[Rows from a dataset of charts and code]
════════════════════

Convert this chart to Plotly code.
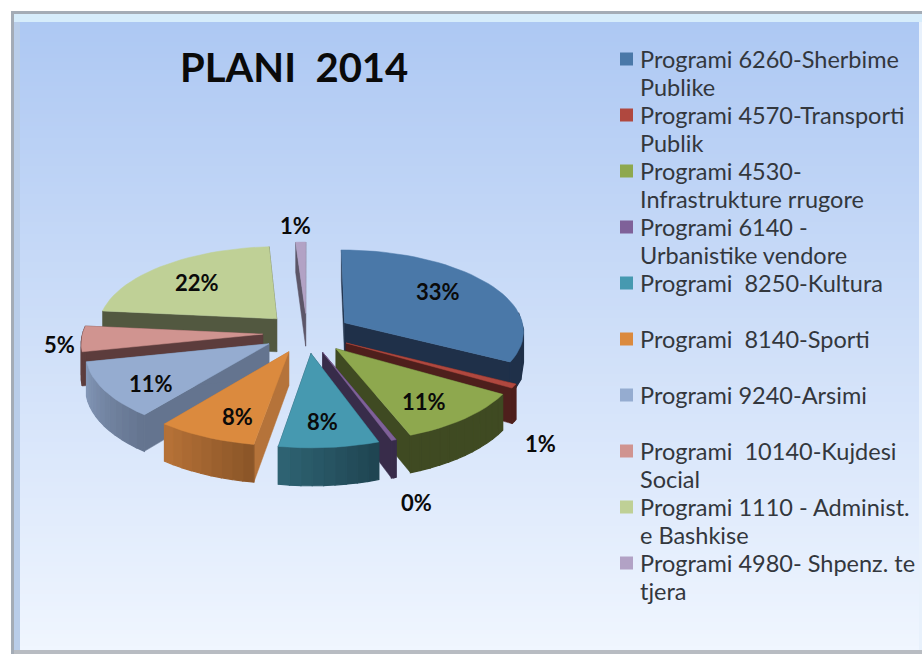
import numpy as np
import plotly.graph_objects as go

# ---- data ----
title_text = "PLANI  2014"
categories = ["Programi 6260-Sherbime Publike", "Programi 4570-Transporti Publik",
              "Programi 4530-Infrastrukture rrugore", "Programi 6140 -Urbanistike vendore",
              "Programi  8250-Kultura", "Programi  8140-Sporti", "Programi 9240-Arsimi",
              "Programi  10140-Kujdesi Social", "Programi 1110 - Administ. e Bashkise",
              "Programi 4980- Shpenz. te tjera"]
shares = [32.8, 0.8, 10.6, 0.4, 8.0, 8.0, 11.0, 5.0, 22.4, 1.0]
legend_lines = [["Programi 6260-Sherbime", "Publike"], ["Programi 4570-Transporti", "Publik"],
                ["Programi 4530-", "Infrastrukture rrugore"], ["Programi 6140 -", "Urbanistike vendore"],
                ["Programi  8250-Kultura"], ["Programi  8140-Sporti"], ["Programi 9240-Arsimi"],
                ["Programi  10140-Kujdesi", "Social"], ["Programi 1110 - Administ.", "e Bashkise"],
                ["Programi 4980- Shpenz. te", "tjera"]]

# ---- style ----
top_colors = ["#4a78a8", "#b0483f", "#8ea84e", "#7f6199", "#4699b0",
              "#db8a3e", "#95acd0", "#d09490", "#bfd096", "#b2a2c5"]
wall_left = ["#20324c", "#55231f", "#414c24", "#3a2e4c", "#2f6474",
             "#b87338", "#8498b8", "#5e3e3e", "#53593f", "#5c5668"]
wall_right = ["#1f3049", "#4e1f1c", "#3f4a22", "#382c4a", "#1f4450",
              "#8a5528", "#64748f", "#5c3c3c", "#525840", "#5c5668"]
radial_colors = ["#1f3049", "#4e1f1c", "#3f4a22", "#382c4a", "#1f4450",
                 "#b5733a", "#64748f", "#5c3c3c", "#525840", "#5c5668"]
label_xy = [(438, 291), (540, 443), (424, 401), (416, 502), (322, 421),
            (237, 416), (151, 383), (59, 344), (197, 282), (295, 225)]
CX, CY, BX, AY, K, DEPTH, PULL = 307, 333, 180, 81.5, 0.0935, 33.5, 0.246


def project(u, v, drop=0.0):
    s = 1 / (1 + K * v)
    return CX + BX * u * s, CY - AY * v * s + drop * s


def hex2rgb(c):
    return np.array([int(c[i:i + 2], 16) for i in (1, 3, 5)], float)


def mix(a, b, t):
    m = hex2rgb(a) * (1 - t) + hex2rgb(b) * t
    return "rgb(%d,%d,%d)" % tuple(m)


def poly(fig, xs, ys, color, name, width=0.5):
    fig.add_trace(go.Scatter(x=list(xs), y=list(ys), mode="lines", fill="toself",
                             fillcolor=color, line=dict(color=color, width=width),
                             name=name, showlegend=False, hoverinfo="name"))


fig = go.Figure()
total = sum(shares)
edges = np.cumsum([0] + shares) / total * 2 * np.pi
slices = []
for i, cat in enumerate(categories):
    a0, a1 = edges[i], edges[i + 1]
    mid = (a0 + a1) / 2
    slices.append((i, a0, a1, np.sin(mid) * PULL, np.cos(mid) * PULL))
slices.sort(key=lambda s: -s[4])

for i, a0, a1, ox, oy in slices:
    n = max(3, int((a1 - a0) / 0.05))
    th = np.linspace(a0, a1, n)
    rim_u, rim_v = ox + np.sin(th), oy + np.cos(th)
    ax, ay = project(ox, oy)
    axd, ayd = project(ox, oy, DEPTH)
    name = categories[i]
    # straight cut walls
    for j in (0, -1):
        px, py = project(rim_u[j], rim_v[j])
        qx, qy = project(rim_u[j], rim_v[j], DEPTH)
        poly(fig, [ax, px, qx, axd, ax], [ay, py, qy, ayd, ay], radial_colors[i], name)
    # outer wall, shaded left to right
    tx, ty = project(rim_u, rim_v)
    bx, by = project(rim_u, rim_v, DEPTH)
    step = max(1, (n - 1) // 10)
    for j in range(0, n - 1, step):
        k = min(j + step, n - 1)
        if np.cos(th[j]) > 0.05 and np.cos(th[k]) > 0.05:
            continue
        t = np.clip((np.sin((th[j] + th[k]) / 2) + 1) / 2, 0, 1) if i not in (4, 5, 6) else (
            (th[j] + th[k]) / 2 - a1) / (a0 - a1)
        c = mix(wall_left[i], wall_right[i], float(t))
        poly(fig, [tx[j], tx[k], bx[k], bx[j], tx[j]], [ty[j], ty[k], by[k], by[j], ty[j]], c, name, width=1.2)
    # top face
    poly(fig, [ax] + list(tx) + [ax], [ay] + list(ty) + [ay], top_colors[i], name)

# ---- backdrop ----
shapes = []
grad_top, grad_bot = "#adc8f3", "#f0f6ff"
Y0, Y1, X0, X1 = 14, 650, 14, 922
BAND = 4
bands = (Y1 - Y0) // BAND
for b in range(bands):
    shapes.append(dict(type="rect", xref="x", yref="y", layer="below",
                       x0=X0, x1=X1, y0=Y0 + BAND * b, y1=min(Y0 + BAND * (b + 1) + 1, Y1),
                       fillcolor=mix(grad_top, grad_bot, b / (bands - 1)), line_width=0))
for r, col in [((11, 11, 14, 654), "#a4acb6"), ((11, 11, 922, 14), "#a4acb6"),
               ((14, 14, 922, 22), "#d6ecfb"), ((14, 22, 20, 650), "#b9cde9"),
               ((919, 22, 922, 650), "#e8f1fc"), ((14, 650, 922, 654), "#b8bcc2")]:
    shapes.append(dict(type="rect", xref="x", yref="y", layer="below", x0=r[0], y0=r[1], x1=r[2], y1=r[3],
                       fillcolor=col, line_width=0))

# ---- legend and labels ----
annotations = [dict(x=178, y=67, xref="x", yref="y", xanchor="left", yanchor="middle", showarrow=False,
                    text="<b>%s</b>" % title_text, font=dict(family="Lato", size=40, color="#0a0a0a"))]
for i, (x, y) in enumerate(label_xy):
    annotations.append(dict(x=x, y=y, xref="x", yref="y", showarrow=False, xanchor="center", yanchor="middle",
                            text="<b>%d%%</b>" % round(shares[i]),
                            font=dict(family="Lato", size=22, color="#0a0a0a")))
LEG_TOP, LEG_ROW, LEG_X = 59, 28, 638
row = 0
for i, lines in enumerate(legend_lines):
    y = LEG_TOP + row * LEG_ROW
    shapes.append(dict(type="rect", xref="x", yref="y", x0=620, x1=633, y0=y - 6.5, y1=y + 6.5,
                       fillcolor=top_colors[i], line_width=0))
    for l, txt in enumerate(lines):
        annotations.append(dict(x=LEG_X, y=y + l * LEG_ROW, xref="x", yref="y", xanchor="left", yanchor="middle",
                                showarrow=False, text=txt, font=dict(family="Lato", size=23.5, color="#33373d")))
    row += 2

fig.update_layout(width=922, height=654, autosize=False, margin=dict(l=0, r=0, t=0, b=0),
                  paper_bgcolor="white", plot_bgcolor="rgba(0,0,0,0)", showlegend=False,
                  shapes=shapes, annotations=annotations,
                  xaxis=dict(range=[0, 922], visible=False, fixedrange=True),
                  yaxis=dict(range=[654, 0], visible=False, fixedrange=True))
fig.write_html("out.html", config=dict(displayModeBar=False),
               post_script="document.body.style.margin='0';document.body.style.overflow='hidden';")
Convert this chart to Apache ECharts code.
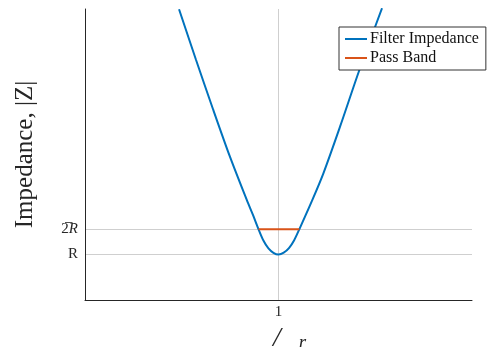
<!DOCTYPE html>
<html><head><meta charset="utf-8">
<script src="https://cdn.jsdelivr.net/npm/echarts@6/dist/echarts.min.js"></script>
<style>html,body{margin:0;padding:0;background:#fff}#c{width:488px;height:347px}</style>
</head><body><div id="c"></div>
<script>
// normalized frequency (omega / omega_r) and |Z| in units of R
const zX = [0.486, 0.574, 0.663, 0.749, 0.836, 0.868, 0.897, 0.922, 0.948, 0.974, 1.0, 1.027, 1.054, 1.081, 1.1075, 1.170, 1.232, 1.318, 1.418, 1.535];
const zY = [5.030, 4.196, 3.375, 2.607, 1.896, 1.650, 1.414, 1.230, 1.100, 1.028, 1.0, 1.030, 1.105, 1.235, 1.414, 1.860, 2.334, 3.100, 4.032, 5.046];
const passBandX = [0.897, 1.1075];
const passBandY = [1.414, 1.414];
const xTicks = [1];
const yTicks = [1, 1.414];
const serif = '"Liberation Serif", "DejaVu Serif", serif';

const chart = echarts.init(document.getElementById('c'), null, {renderer: 'canvas'});
chart.setOption({
  animation: false,
  backgroundColor: '#fff',
  grid: {left: 85, right: 16, top: 9, bottom: 47, outerBoundsMode: 'none', containLabel: false},
  legend: {
    orient: 'vertical', left: 339, top: 27,
    padding: [4, 7, 4, 6], itemGap: 3,
    itemWidth: 22, itemHeight: 2, icon: 'rect',
    borderColor: '#333', borderWidth: 1, borderRadius: 0,
    backgroundColor: '#fff',
    textStyle: {fontFamily: serif, fontSize: 16, color: '#111', lineHeight: 16, padding: [0,0,0,-2]},
    data: ['Filter Impedance', 'Pass Band']
  },
  xAxis: {
    type: 'value', min: 0, max: 2,
    axisLine: {show: true, onZero: false, lineStyle: {color: '#262626', width: 1}},
    axisTick: {show: false, customValues: xTicks},
    axisLabel: {customValues: xTicks, formatter: v => String(v), fontFamily: serif, fontSize: 15, color: '#262626', margin: 5},
    splitLine: {show: true, lineStyle: {color: '#cfcfcf', width: 1}},
    name: '{a|/}{b|r}', nameLocation: 'middle', nameGap: 23,
    nameTextStyle: {
      padding: [0, 0, 0, 22],
      rich: {
        a: {fontFamily: serif, fontSize: 28, fontStyle: 'italic', color: '#262626'},
        b: {fontFamily: serif, fontSize: 19, fontStyle: 'italic', color: '#262626', padding: [8, 0, 0, 18]}
      }
    }
  },
  yAxis: {
    type: 'value', min: 0.252, max: 5.034,
    axisLine: {show: true, onZero: false, lineStyle: {color: '#262626', width: 1}},
    axisTick: {show: false, customValues: yTicks},
    axisLabel: {
      customValues: yTicks, margin: 7,
      formatter: v => v === 1 ? '{n|R}' : '{n|2\u0305}{i|R}',
      rich: {
        n: {fontFamily: serif, fontSize: 15, color: '#262626'},
        i: {fontFamily: serif, fontSize: 15, fontStyle: 'italic', color: '#262626'}
      }
    },
    splitLine: {show: true, lineStyle: {color: '#cfcfcf', width: 1}},
    name: 'Impedance, |Z|', nameLocation: 'middle', nameGap: 47, nameRotate: 90,
    nameTextStyle: {fontFamily: serif, fontSize: 25, color: '#262626'}
  },
  series: [
    {
      name: 'Filter Impedance', type: 'line', smooth: 0.3, showSymbol: false, clip: true,
      color: '#0072BD', lineStyle: {width: 2, color: '#0072BD'},
      data: zX.map((x, i) => [x, zY[i]]), z: 3
    },
    {
      name: 'Pass Band', type: 'line', showSymbol: false,
      color: '#D95319', lineStyle: {width: 2, color: '#D95319'},
      data: passBandX.map((x, i) => [x, passBandY[i]]), z: 4
    }
  ]
});
</script></body></html>
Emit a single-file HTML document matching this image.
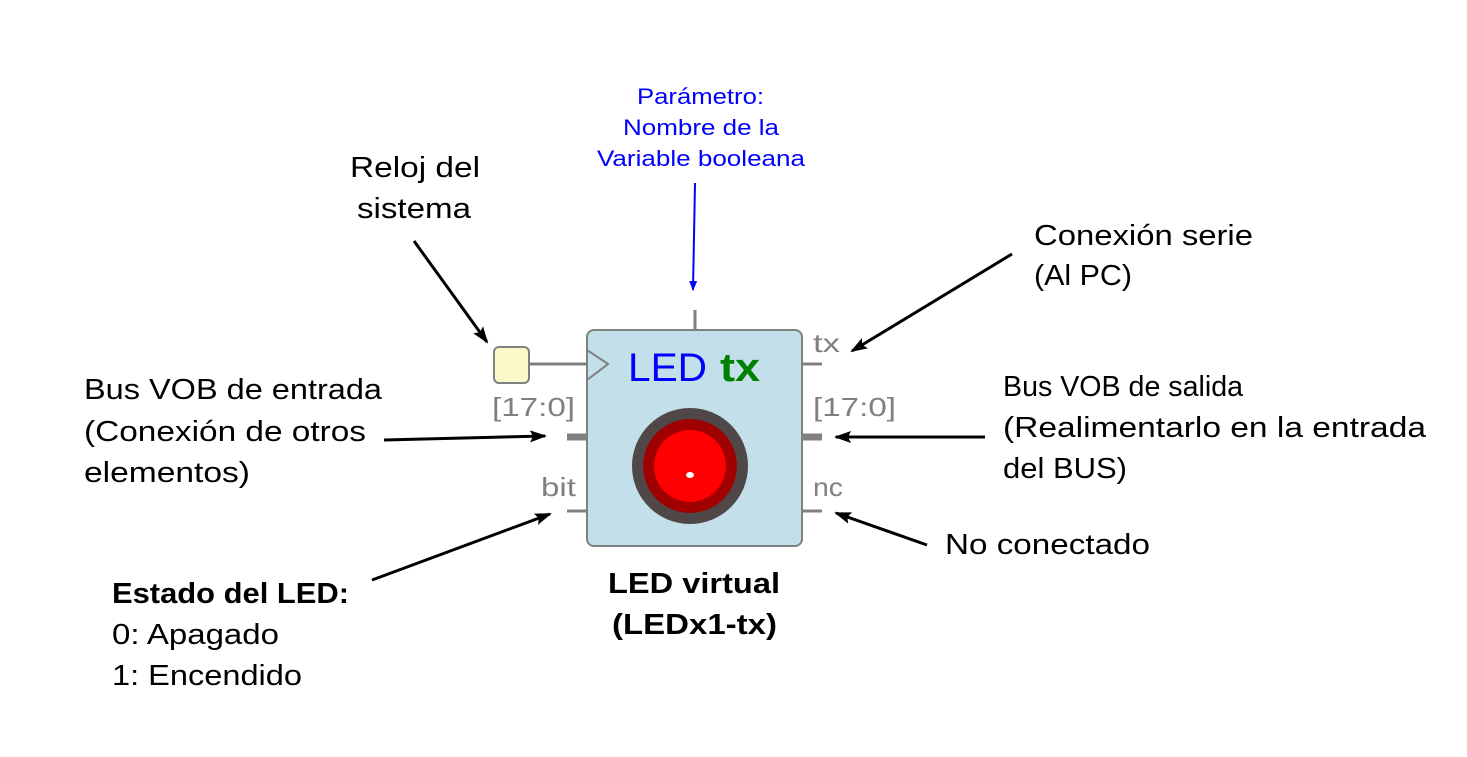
<!DOCTYPE html>
<html><head><meta charset="utf-8"><style>
html,body{margin:0;padding:0;background:#fff;}
svg{display:block;}
text{font-family:"Liberation Sans",sans-serif;}
</style></head><body>
<svg width="1467" height="757" viewBox="0 0 1467 757" xmlns="http://www.w3.org/2000/svg">
<defs>
<marker id="ak" markerWidth="18" markerHeight="14" refX="15" refY="6" orient="auto" markerUnits="userSpaceOnUse"><path d="M0,0 L17,6 L0,12 L3,6 z" fill="#000"/></marker>
<marker id="ab" markerWidth="10" markerHeight="10" refX="9" refY="5" orient="auto" markerUnits="userSpaceOnUse"><path d="M0,1 L10,5 L0,9 z" fill="#0000ff"/></marker>
</defs>
<g stroke="#808080">
<line x1="695" y1="310" x2="695" y2="330" stroke-width="3"/>
<line x1="529" y1="364" x2="587" y2="364" stroke-width="3"/>
<line x1="567" y1="437" x2="587" y2="437" stroke-width="7"/>
<line x1="567" y1="511" x2="587" y2="511" stroke-width="3"/>
<line x1="802" y1="364" x2="822" y2="364" stroke-width="3"/>
<line x1="802" y1="437" x2="822" y2="437" stroke-width="7"/>
<line x1="802" y1="511" x2="822" y2="511" stroke-width="3"/>
</g>
<rect x="494" y="347" width="35" height="36" rx="5" fill="#fafac8" stroke="#808080" stroke-width="2"/>
<rect x="587" y="330" width="215" height="216" rx="7" fill="#c2dfea" stroke="#808080" stroke-width="2"/>
<polyline points="587,350 608,364 587,380" fill="none" stroke="#808080" stroke-width="2"/>
<text x="628" y="381" font-size="40" fill="#0000ff" textLength="79" lengthAdjust="spacingAndGlyphs">LED</text>
<text x="720" y="381" font-size="40" fill="#008000" font-weight="bold" textLength="40" lengthAdjust="spacingAndGlyphs">tx</text>
<circle cx="690" cy="466" r="58" fill="#504848"/>
<circle cx="690" cy="466" r="47" fill="#a00000"/>
<circle cx="690" cy="466" r="36" fill="#ff0000"/>
<ellipse cx="690" cy="475" rx="4" ry="3" fill="#fff"/>
<g fill="#808080" font-size="26">
<text x="492" y="416" textLength="83" lengthAdjust="spacingAndGlyphs">[17:0]</text>
<text x="541" y="496" textLength="35" lengthAdjust="spacingAndGlyphs">bit</text>
<text x="813" y="352" textLength="27" lengthAdjust="spacingAndGlyphs">tx</text>
<text x="813" y="416" textLength="83" lengthAdjust="spacingAndGlyphs">[17:0]</text>
<text x="813" y="496" textLength="30" lengthAdjust="spacingAndGlyphs">nc</text>
</g>
<g fill="#0000ff" font-size="22">
<text x="637" y="104" textLength="127" lengthAdjust="spacingAndGlyphs">Parámetro:</text>
<text x="623" y="135" textLength="156" lengthAdjust="spacingAndGlyphs">Nombre de la</text>
<text x="597" y="166" textLength="208" lengthAdjust="spacingAndGlyphs">Variable booleana</text>
</g>
<line x1="695" y1="183" x2="693" y2="290" stroke="#0000ff" stroke-width="2" marker-end="url(#ab)"/>
<g stroke="#000" stroke-width="3" fill="none">
<line x1="414" y1="241" x2="487" y2="342" marker-end="url(#ak)"/>
<line x1="384" y1="440" x2="545" y2="436" marker-end="url(#ak)"/>
<line x1="372" y1="580" x2="550" y2="514" marker-end="url(#ak)"/>
<line x1="1012" y1="254" x2="852" y2="351" marker-end="url(#ak)"/>
<line x1="985" y1="437" x2="836" y2="437" marker-end="url(#ak)"/>
<line x1="927" y1="545" x2="836" y2="513" marker-end="url(#ak)"/>
</g>
<g fill="#000" font-size="29" lengthAdjust="spacingAndGlyphs">
<text x="350" y="177" textLength="130" lengthAdjust="spacingAndGlyphs">Reloj del</text>
<text x="357" y="218" textLength="114" lengthAdjust="spacingAndGlyphs">sistema</text>
<text x="84" y="399" textLength="298" lengthAdjust="spacingAndGlyphs">Bus VOB de entrada</text>
<text x="84" y="441" textLength="282" lengthAdjust="spacingAndGlyphs">(Conexión de otros</text>
<text x="84" y="482" textLength="166" lengthAdjust="spacingAndGlyphs">elementos)</text>
<text x="1034" y="245" textLength="219" lengthAdjust="spacingAndGlyphs">Conexión serie</text>
<text x="1034" y="285" textLength="98" lengthAdjust="spacingAndGlyphs">(Al PC)</text>
<text x="1003" y="396" textLength="240" lengthAdjust="spacingAndGlyphs">Bus VOB de salida</text>
<text x="1003" y="437" textLength="423" lengthAdjust="spacingAndGlyphs">(Realimentarlo en la entrada</text>
<text x="1003" y="478" textLength="124" lengthAdjust="spacingAndGlyphs">del BUS)</text>
<text x="945" y="554" textLength="205" lengthAdjust="spacingAndGlyphs">No conectado</text>
<text x="112" y="603" font-weight="bold" textLength="237" lengthAdjust="spacingAndGlyphs">Estado del LED:</text>
<text x="112" y="644" textLength="167" lengthAdjust="spacingAndGlyphs">0: Apagado</text>
<text x="112" y="685" textLength="190" lengthAdjust="spacingAndGlyphs">1: Encendido</text>
<text x="608" y="593" font-weight="bold" textLength="172" lengthAdjust="spacingAndGlyphs">LED virtual</text>
<text x="612" y="634" font-weight="bold" textLength="165" lengthAdjust="spacingAndGlyphs">(LEDx1-tx)</text>
</g>
</svg>
</body></html>
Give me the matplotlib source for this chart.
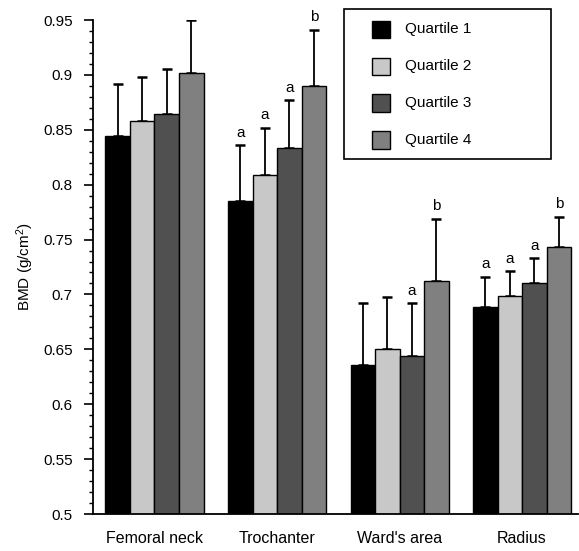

════════════════════

[To be done] Repeat exactly the lines from the first line of the records above through the line containing "return np.array([int(c[i:i +", both included. Leave out the pictures.

[Finished exercise]
Convert this chart to Plotly code.
import numpy as np
import plotly.graph_objects as go

# ---- data ----
title_text = "PLANI  2014"
categories = ["Programi 6260-Sherbime Publike", "Programi 4570-Transporti Publik",
              "Programi 4530-Infrastrukture rrugore", "Programi 6140 -Urbanistike vendore",
              "Programi  8250-Kultura", "Programi  8140-Sporti", "Programi 9240-Arsimi",
              "Programi  10140-Kujdesi Social", "Programi 1110 - Administ. e Bashkise",
              "Programi 4980- Shpenz. te tjera"]
shares = [32.8, 0.8, 10.6, 0.4, 8.0, 8.0, 11.0, 5.0, 22.4, 1.0]
legend_lines = [["Programi 6260-Sherbime", "Publike"], ["Programi 4570-Transporti", "Publik"],
                ["Programi 4530-", "Infrastrukture rrugore"], ["Programi 6140 -", "Urbanistike vendore"],
                ["Programi  8250-Kultura"], ["Programi  8140-Sporti"], ["Programi 9240-Arsimi"],
                ["Programi  10140-Kujdesi", "Social"], ["Programi 1110 - Administ.", "e Bashkise"],
                ["Programi 4980- Shpenz. te", "tjera"]]

# ---- style ----
top_colors = ["#4a78a8", "#b0483f", "#8ea84e", "#7f6199", "#4699b0",
              "#db8a3e", "#95acd0", "#d09490", "#bfd096", "#b2a2c5"]
wall_left = ["#20324c", "#55231f", "#414c24", "#3a2e4c", "#2f6474",
             "#b87338", "#8498b8", "#5e3e3e", "#53593f", "#5c5668"]
wall_right = ["#1f3049", "#4e1f1c", "#3f4a22", "#382c4a", "#1f4450",
              "#8a5528", "#64748f", "#5c3c3c", "#525840", "#5c5668"]
radial_colors = ["#1f3049", "#4e1f1c", "#3f4a22", "#382c4a", "#1f4450",
                 "#b5733a", "#64748f", "#5c3c3c", "#525840", "#5c5668"]
label_xy = [(438, 291), (540, 443), (424, 401), (416, 502), (322, 421),
            (237, 416), (151, 383), (59, 344), (197, 282), (295, 225)]
CX, CY, BX, AY, K, DEPTH, PULL = 307, 333, 180, 81.5, 0.0935, 33.5, 0.246


def project(u, v, drop=0.0):
    s = 1 / (1 + K * v)
    return CX + BX * u * s, CY - AY * v * s + drop * s


def hex2rgb(c):
    return np.array([int(c[i:i + 2], 16) for i in (1, 3, 5)], float)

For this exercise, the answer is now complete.